There is still much I don’t know about MARC in the few hours that I have explored it, but I have a few observations and questions.
- MARC was originally created in the 1960′s by the Library of Congress (LOC) so it has been in use for many decades.
- It has acceptance by at least the LOC & Library and Archives Canada.
- MARC has some ability to be extended by local entities: libraries, vendors, systems.
- It can be used for the following types of materials:
- language material (including books)
- printed music
- manuscript music
- cartographic material
- manuscript cartographic material
- projected medium (including video recordings)
- nonmusical sound recording (audio recordings)
- musical sound recording
- 2-dimensional nonprojectable graphic
- computer file (electronic resources)
- mixed materials
- 3-dimensional artifact or naturally occurring object
- manuscript language material
- Has the ability to identify resources in print, microfilm, microfiche, and electronic form.
- The MARC format is compact using numbers and letter codes to encode information.
- The file contents is difficult to read by a person without first being formatted by a computer program.
- Not the easiest file format to code against. (Not complaining, just an observation)
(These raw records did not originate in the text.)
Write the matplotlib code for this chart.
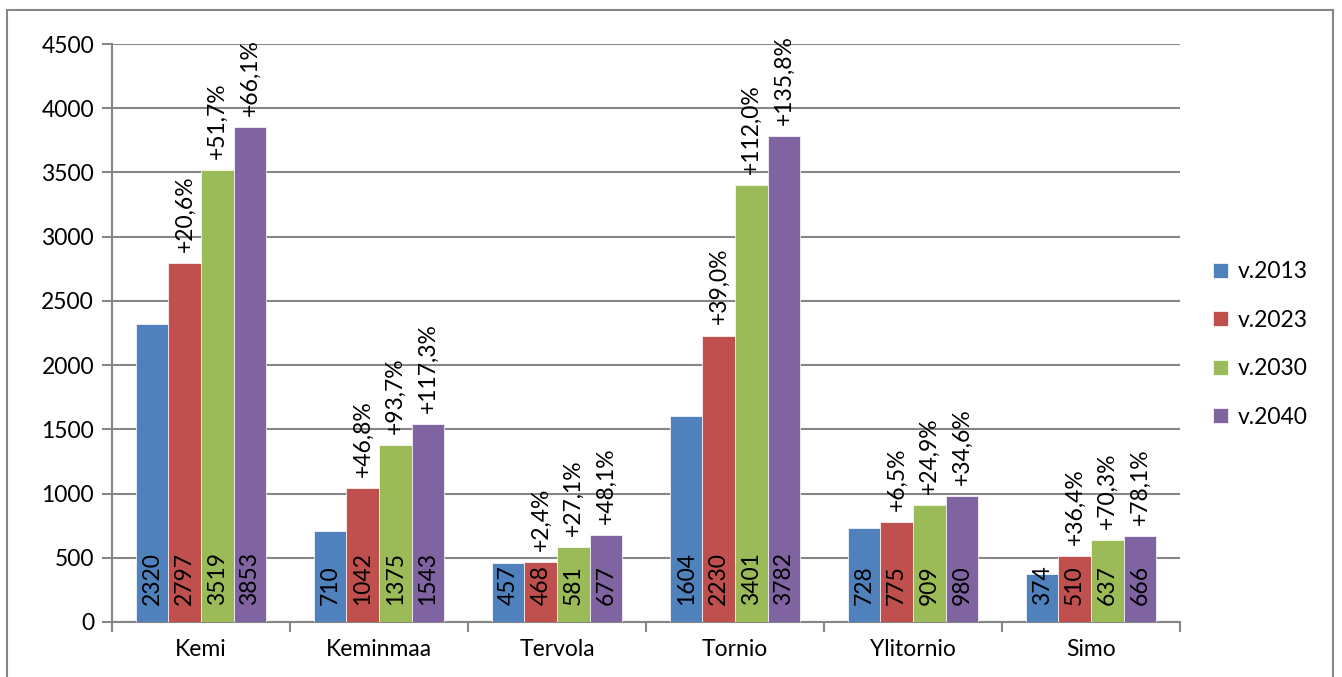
import matplotlib.pyplot as plt
import numpy as np
from matplotlib.patches import Rectangle

categories = ['Kemi', 'Keminmaa', 'Tervola', 'Tornio', 'Ylitornio', 'Simo']
series_names = ['v.2013', 'v.2023', 'v.2030', 'v.2040']
v2013 = [2320, 710, 457, 1604, 728, 374]
v2023 = [2797, 1042, 468, 2230, 775, 510]
v2030 = [3519, 1375, 581, 3401, 909, 637]
v2040 = [3853, 1543, 677, 3782, 980, 666]
pct2023 = ['+20,6%', '+46,8%', '+2,4%', '+39,0%', '+6,5%', '+36,4%']
pct2030 = ['+51,7%', '+93,7%', '+27,1%', '+112,0%', '+24,9%', '+70,3%']
pct2040 = ['+66,1%', '+117,3%', '+48,1%', '+135,8%', '+34,6%', '+78,1%']
colors = ['#4F81BD', '#C0504D', '#9BBB59', '#8064A2']
y_ticks = [0, 500, 1000, 1500, 2000, 2500, 3000, 3500, 4000, 4500]


def main():
    plt.rcParams['font.family'] = ['Lato', 'DejaVu Sans']
    fs = 16.5
    fig = plt.figure(figsize=(13.42, 6.77), dpi=100)
    ax = fig.add_axes([0.0835, 0.0813, 0.7958, 0.8537])

    # outer frame of the chart area (bottom edge is cut off in the picture)
    fig.patches.append(Rectangle((7 / 1342, -0.05), (1333 - 7) / 1342, 1 - 10 / 677 + 0.05,
                                 transform=fig.transFigure, fill=False,
                                 edgecolor='#868686', linewidth=1.5))

    x = np.arange(len(categories))
    w = 0.183
    data = [v2013, v2023, v2030, v2040]
    pcts = [None, pct2023, pct2030, pct2040]
    for i, vals in enumerate(data):
        pos = x + (i - 1.5) * w
        ax.bar(pos, vals, width=w, color=colors[i], edgecolor='white',
               linewidth=0.5, label=series_names[i], zorder=3)
        for p, v in zip(pos, vals):
            ax.annotate(str(v), (p, 0), xytext=(0, 12), textcoords='offset points',
                        rotation=90, ha='center', va='bottom', fontsize=fs, zorder=4)
        if pcts[i] is not None:
            for p, v, t in zip(pos, vals, pcts[i]):
                ax.annotate(t, (p, v), xytext=(0, 8), textcoords='offset points',
                            rotation=90, ha='center', va='bottom', fontsize=fs, zorder=4)

    ax.set_xlim(-0.5, len(categories) - 0.5)
    ax.set_ylim(0, 4500)
    ax.set_yticks(y_ticks)
    ax.set_xticks(x)
    ax.set_xticklabels(categories)
    ax.set_xticks(np.arange(len(categories) + 1) - 0.5, minor=True)
    ax.tick_params(axis='x', which='major', length=0, pad=12, labelsize=fs)
    ax.tick_params(axis='x', which='minor', length=7, width=1.5, color='#868686')
    ax.tick_params(axis='y', length=7, width=1.5, color='#868686', pad=6, labelsize=fs)

    ax.grid(axis='y', color='#868686', linewidth=1.5, zorder=0)
    for s in ['top', 'right']:
        ax.spines[s].set_visible(False)
    for s in ['left', 'bottom']:
        ax.spines[s].set_color('#868686')
        ax.spines[s].set_linewidth(1.5)

    ax.legend(loc='center left', bbox_to_anchor=(1.012, 0.48), frameon=False,
              fontsize=fs, handlelength=0.65, handleheight=0.65, handletextpad=0.4,
              labelspacing=1.2)

    plt.savefig('out.png')


if __name__ == '__main__':
    main()
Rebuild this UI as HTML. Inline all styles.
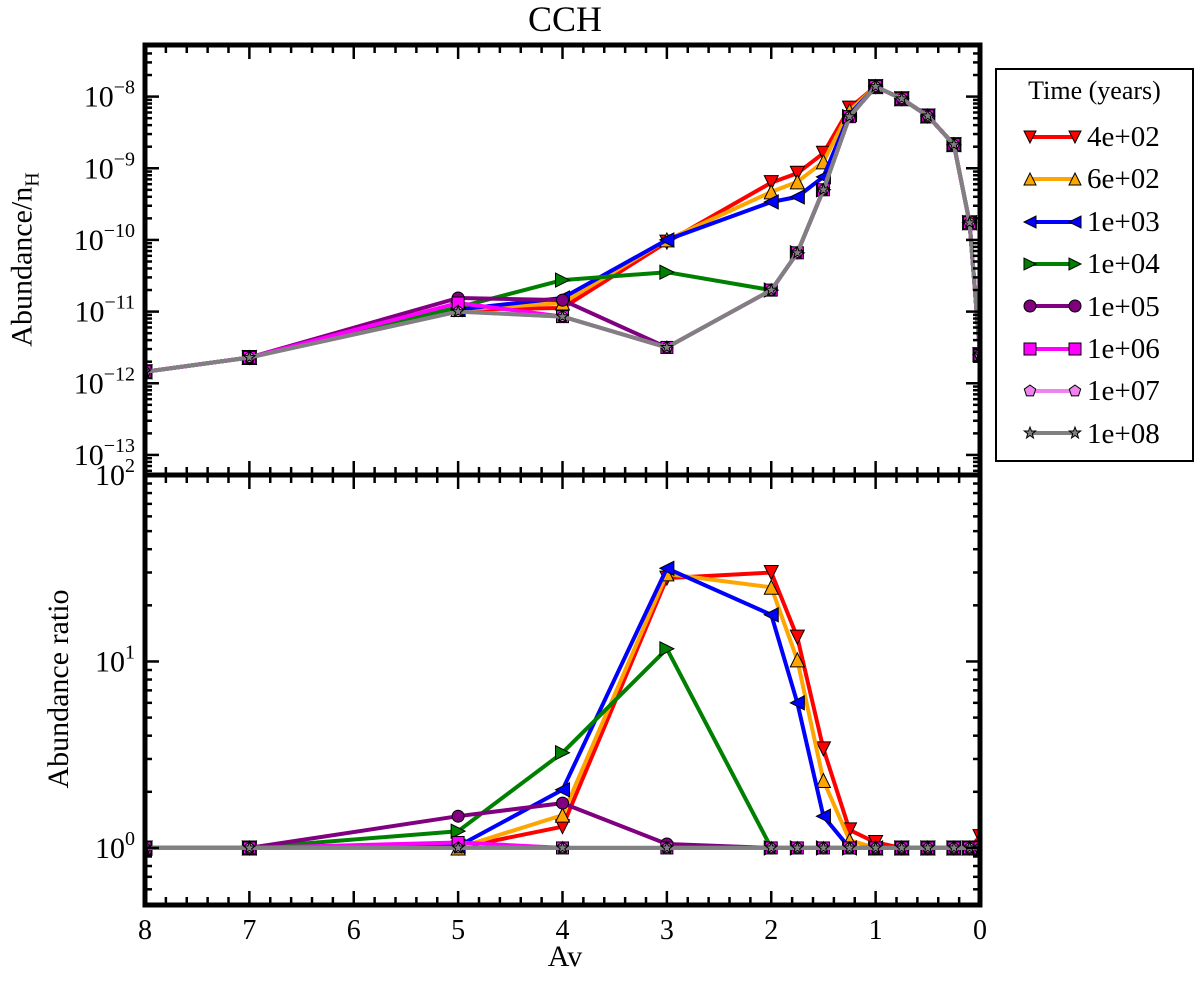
<!DOCTYPE html>
<html><head><meta charset="utf-8"><style>
html,body{margin:0;padding:0;background:#fff;}
*{font-family:"Liberation Serif","DejaVu Serif","Noto Serif CJK SC",serif;}
svg text{font-family:"Liberation Serif","DejaVu Serif","Noto Serif CJK SC",serif;}
</style></head><body>
<svg id="chart" width="1200" height="988" viewBox="0 0 1200 988" style="position:absolute;left:0;top:0"></svg>
<script>
const avValues = [8,7,5,4,3,2,1.75,1.5,1.25,1,0.75,0.5,0.25,0.1,0];
const seriesLabels = ["4e+02","6e+02","1e+03","1e+04","1e+05","1e+06","1e+07","1e+08"];
// log10 abundance / nH
const absRed    = [-11.84,-11.64,-10.97,-10.95,-10.03,-9.20,-9.07,-8.79,-8.16,-7.86,-8.03,-8.27,-8.67,-9.76,-11.6];
const absOrange = [-11.84,-11.64,-10.97,-10.88,-10.00,-9.33,-9.19,-8.91,-8.20,-7.86,-8.03,-8.27,-8.67,-9.76,-11.6];
const absBlue   = [-11.84,-11.64,-10.97,-10.81,-10.00,-9.47,-9.40,-9.12,-8.25,-7.86,-8.03,-8.27,-8.67,-9.76,-11.6];
const absGreen  = [-11.84,-11.64,-10.94,-10.56,-10.45,-10.70,-10.18,-9.30,-8.28,-7.86,-8.03,-8.27,-8.67,-9.76,-11.6];
const absPurple = [-11.84,-11.64,-10.81,-10.84,-11.50,-10.70,-10.18,-9.30,-8.28,-7.86,-8.03,-8.27,-8.67,-9.76,-11.6];
const absMagenta= [-11.84,-11.64,-10.88,-11.07,-11.50,-10.70,-10.18,-9.30,-8.28,-7.86,-8.03,-8.27,-8.67,-9.76,-11.6];
const absViolet = [-11.84,-11.64,-11.00,-11.07,-11.50,-10.70,-10.18,-9.30,-8.28,-7.86,-8.03,-8.27,-8.67,-9.76,-11.6];
const absGray   = [-11.84,-11.64,-11.00,-11.07,-11.50,-10.70,-10.18,-9.30,-8.28,-7.86,-8.03,-8.27,-8.67,-9.76,-11.6];
// abundance ratios
const ratRed    = [1,1,1,1.30,28,30,13.5,3.4,1.25,1.07,1,1,1,1,1.15];
const ratOrange = [1,1,1,1.50,29.5,25,10.2,2.3,1.10,1,1,1,1,1,1];
const ratBlue   = [1,1,1.02,2.05,31.6,17.8,6.0,1.48,1,1,1,1,1,1,1];
const ratGreen  = [1,1,1.23,3.24,11.7,1,1,1,1,1,1,1,1,1,1];
const ratPurple = [1,1,1.48,1.74,1.05,1,1,1,1,1,1,1,1,1,1];
const ratMagenta= [1,1,1.07,1,1,1,1,1,1,1,1,1,1,1,1];
const ratViolet = [1,1,1,1,1,1,1,1,1,1,1,1,1,1,1];
const ratGray   = [1,1,1,1,1,1,1,1,1,1,1,1,1,1,1];
const xTickLabels = ["8","7","6","5","4","3","2","1","0"];
const topTickExps = [-8,-9,-10,-11,-12,-13];
const botTickExps = [0,1,2];

const colors=["#ff0000","#ffa500","#0000ff","#008000","#800080","#ff00ff","#ee82ee","#808080"];
const markers=["tdown","tup","tleft","tright","circle","square","pent","star"];
const absAll=[absRed,absOrange,absBlue,absGreen,absPurple,absMagenta,absViolet,absGray];
const ratAll=[ratRed,ratOrange,ratBlue,ratGreen,ratPurple,ratMagenta,ratViolet,ratGray];
const FONT='"Liberation Serif","DejaVu Serif","Noto Serif CJK SC",serif';

const svg=document.getElementById('chart');
const NS="http://www.w3.org/2000/svg";
function mk(tag,attrs,parent){const e=document.createElementNS(NS,tag);for(const k in attrs)e.setAttribute(k,attrs[k]);(parent||svg).appendChild(e);return e;}

const L=145,R=980,T1=45,B1=475,T2=475,B2=905;
const xs=v=>L+(8-v)*(R-L)/8;
const yTop=lv=>T1+(-7.28-lv)*(B1-T1)/6;
const yBot=r=>B2-(Math.log10(r)+0.306)*(B2-T2)/2.306;

function marker(g,type,x,y,color){
  const s=7;let e;
  if(type==="circle"){e=mk('circle',{cx:x,cy:y,r:6},g);}
  else if(type==="square"){e=mk('rect',{x:x-6,y:y-6,width:12,height:12},g);}
  else{
    let pts;
    if(type==="tdown")pts=[[x-s,y-s],[x+s,y-s],[x,y+s]];
    else if(type==="tup")pts=[[x-s,y+s],[x+s,y+s],[x,y-s]];
    else if(type==="tleft")pts=[[x+s,y-s],[x+s,y+s],[x-s,y]];
    else if(type==="tright")pts=[[x-s,y-s],[x-s,y+s],[x+s,y]];
    else if(type==="pent"){pts=[];for(let i=0;i<5;i++){const a=-Math.PI/2+i*2*Math.PI/5;pts.push([x+6*Math.cos(a),y+6*Math.sin(a)]);}}
    else {pts=[];for(let i=0;i<10;i++){const a=-Math.PI/2+i*Math.PI/5;const rr=i%2?2.5:6;pts.push([x+rr*Math.cos(a),y+rr*Math.sin(a)]);}}
    e=mk('polygon',{points:pts.map(p=>p.join(',')).join(' ')},g);
  }
  e.setAttribute('fill',color);e.setAttribute('stroke','#000');e.setAttribute('stroke-width','1');
  return e;
}

function drawPanel(all,yf,name,clipId,top,bot){
  const defs=mk('defs',{});
  const cp=mk('clipPath',{id:clipId},defs);
  mk('rect',{x:L,y:top,width:R-L,height:bot-top},cp);
  const g=mk('g',{'clip-path':'url(#'+clipId+')'});
  
  
  all.forEach((arr,i)=>{
    const sg=mk('g',{},g);
    
    
    const d=arr.map((v,j)=>(j?'L':'M')+xs(avValues[j]).toFixed(1)+','+yf(v).toFixed(1)).join(' ');
    const p=mk('path',{d:d,fill:'none',stroke:colors[i],'stroke-width':4,'stroke-linejoin':'round'},sg);
    
    
    arr.forEach((v,j)=>{
      const m=marker(sg,markers[i],xs(avValues[j]),yf(v),colors[i]);
      
      
    });
  });
}

drawPanel(absAll,yTop,'abundance','c1',T1,B1);
drawPanel(ratAll,yBot,'ratio','c2',T2,B2);

function ticks(top,bot,yMajor,yMinor){
  const g=mk('g',{stroke:'#000','stroke-width':2.5});
  
  
  for(let v=0;v<=8.001;v+=0.2){
    const x=xs(v);const maj=Math.abs(v-Math.round(v))<0.01;const len=maj?14:8;
    mk('line',{x1:x,y1:bot,x2:x,y2:bot-len},g);mk('line',{x1:x,y1:top,x2:x,y2:top+len},g);
  }
  yMajor.forEach(y=>{if(y>=top&&y<=bot){mk('line',{x1:L,y1:y,x2:L+14,y2:y},g);mk('line',{x1:R,y1:y,x2:R-14,y2:y},g);}});
  yMinor.forEach(y=>{if(y>top+2&&y<bot-2){mk('line',{x1:L,y1:y,x2:L+7,y2:y},g);mk('line',{x1:R,y1:y,x2:R-7,y2:y},g);}});
  mk('rect',{x:L,y:top,width:R-L,height:bot-top,fill:'none','stroke-width':5},g);
}
let maj1=[],min1=[];
for(let e=-14;e<=-7;e++){maj1.push(yTop(e));for(let k=2;k<10;k++)min1.push(yTop(e+Math.log10(k)));}
ticks(T1,B1,maj1,min1);
let maj2=[],min2=[];
for(let e=-1;e<=2;e++){maj2.push(yBot(Math.pow(10,e)));for(let k=2;k<10;k++)min2.push(yBot(k*Math.pow(10,e)));}
ticks(T2,B2,maj2,min2);

topTickExps.forEach(e=>{
  const t=mk('text',{x:L-10,y:yTop(e)+10,'text-anchor':'end','font-size':30,'font-family':FONT});
  
  
  t.innerHTML='10<tspan dy="-13" font-size="20">\u2212'+Math.abs(e)+'</tspan>';
});
botTickExps.forEach(e=>{
  const t=mk('text',{x:L-10,y:yBot(Math.pow(10,e))+10,'text-anchor':'end','font-size':30,'font-family':FONT});
  
  
  t.innerHTML='10<tspan dy="-13" font-size="20">'+e+'</tspan>';
});
xTickLabels.forEach(s=>{
  const t=mk('text',{x:xs(+s),y:B2+34,'text-anchor':'middle','font-size':28,'font-family':FONT});
  
  
  t.textContent=s;
});
</script>
<div style="position:absolute;left:0;top:0;width:1200px;height:988px;pointer-events:none;">
  <div style="position:absolute;left:490px;top:-2px;width:150px;text-align:center;font-size:36px;">CCH</div>
  <div style="position:absolute;left:520px;top:940px;width:90px;text-align:center;font-size:30px;">Av</div>
  <div style="position:absolute;left:-110px;top:240px;width:270px;text-align:center;font-size:30px;transform:rotate(-90deg);">Abundance/n<sub style="font-size:20px">H</sub></div>
  <div style="position:absolute;left:-66px;top:672px;width:250px;text-align:center;font-size:30px;transform:rotate(-90deg);">Abundance ratio</div>
  <div style="position:absolute;left:995px;top:68px;width:199px;height:394px;border:2px solid #000;background:#fff;box-sizing:border-box;">
    <div style="position:absolute;left:0;top:6px;width:100%;text-align:center;font-size:26px;">Time (years)</div>
    <svg width="197" height="392" style="position:absolute;left:0;top:0">
      <g stroke="#000" stroke-width="1">
        <line x1="33" y1="67" x2="78" y2="67" stroke="#f00" stroke-width="4"/><polygon points="27,61 39,61 33,73" fill="#f00"/><polygon points="72,61 84,61 78,73" fill="#f00"/>
        <line x1="33" y1="109" x2="78" y2="109" stroke="#ffa500" stroke-width="4"/><polygon points="27,115 39,115 33,103" fill="#ffa500"/><polygon points="72,115 84,115 78,103" fill="#ffa500"/>
        <line x1="33" y1="152" x2="78" y2="152" stroke="#00f" stroke-width="4"/><polygon points="39,146 39,158 27,152" fill="#00f"/><polygon points="84,146 84,158 72,152" fill="#00f"/>
        <line x1="33" y1="194" x2="78" y2="194" stroke="#008000" stroke-width="4"/><polygon points="27,188 27,200 39,194" fill="#008000"/><polygon points="72,188 72,200 84,194" fill="#008000"/>
        <line x1="33" y1="236" x2="78" y2="236" stroke="#800080" stroke-width="4"/><circle cx="33" cy="236" r="6" fill="#800080"/><circle cx="78" cy="236" r="6" fill="#800080"/>
        <line x1="33" y1="279" x2="78" y2="279" stroke="#f0f" stroke-width="4"/><rect x="27" y="273" width="12" height="12" fill="#f0f"/><rect x="72" y="273" width="12" height="12" fill="#f0f"/>
        <line x1="33" y1="321" x2="78" y2="321" stroke="#ee82ee" stroke-width="4"/><polygon points="33,315 38.7,319.1 36.5,325.9 29.5,325.9 27.3,319.1" fill="#ee82ee"/><polygon points="78,315 83.7,319.1 81.5,325.9 74.5,325.9 72.3,319.1" fill="#ee82ee"/>
        <line x1="33" y1="363" x2="78" y2="363" stroke="#808080" stroke-width="4"/><polygon points="33,357 34.5,361 38.7,361 35.3,363.7 36.5,368 33,365.5 29.5,368 30.7,363.7 27.3,361 31.5,361" fill="#808080"/><polygon points="78,357 79.5,361 83.7,361 80.3,363.7 81.5,368 78,365.5 74.5,368 75.7,363.7 72.3,361 76.5,361" fill="#808080"/>
      </g>
    </svg>
    <div style="position:absolute;left:90px;top:50px;font-size:29px;line-height:34px;">
      <div style="height:42.4px">4e+02</div>
      <div style="height:42.4px">6e+02</div>
      <div style="height:42.4px">1e+03</div>
      <div style="height:42.4px">1e+04</div>
      <div style="height:42.4px">1e+05</div>
      <div style="height:42.4px">1e+06</div>
      <div style="height:42.4px">1e+07</div>
      <div style="height:42.4px">1e+08</div>
    </div>
  </div>
</div>
</body></html>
- Additional punctuation (commas, periods, colons, semicolons) at the end of field values should be part of the bibliographic entry formatting and would have to be removed to get to the real field values.
- It would be useful to be able to break up the author’s name into parts: first name, surname, prefix (Dr), and suffix (Jr, III). This doesn’t appear possible with MARC.
- The publication, Understanding MARC Bibligraphic, has been published in at least the following languages which could indicate its use internationally:
- How much is MARC used nationally and internationally?
- Is it able to handle the sources specific to genealogy research?
- EE indicates that for a book, Full and Short Reference Notes include a page number. Is there an existing MARC tag for that? My hunch says no as it was created for bibliographic entries and online card catalogs.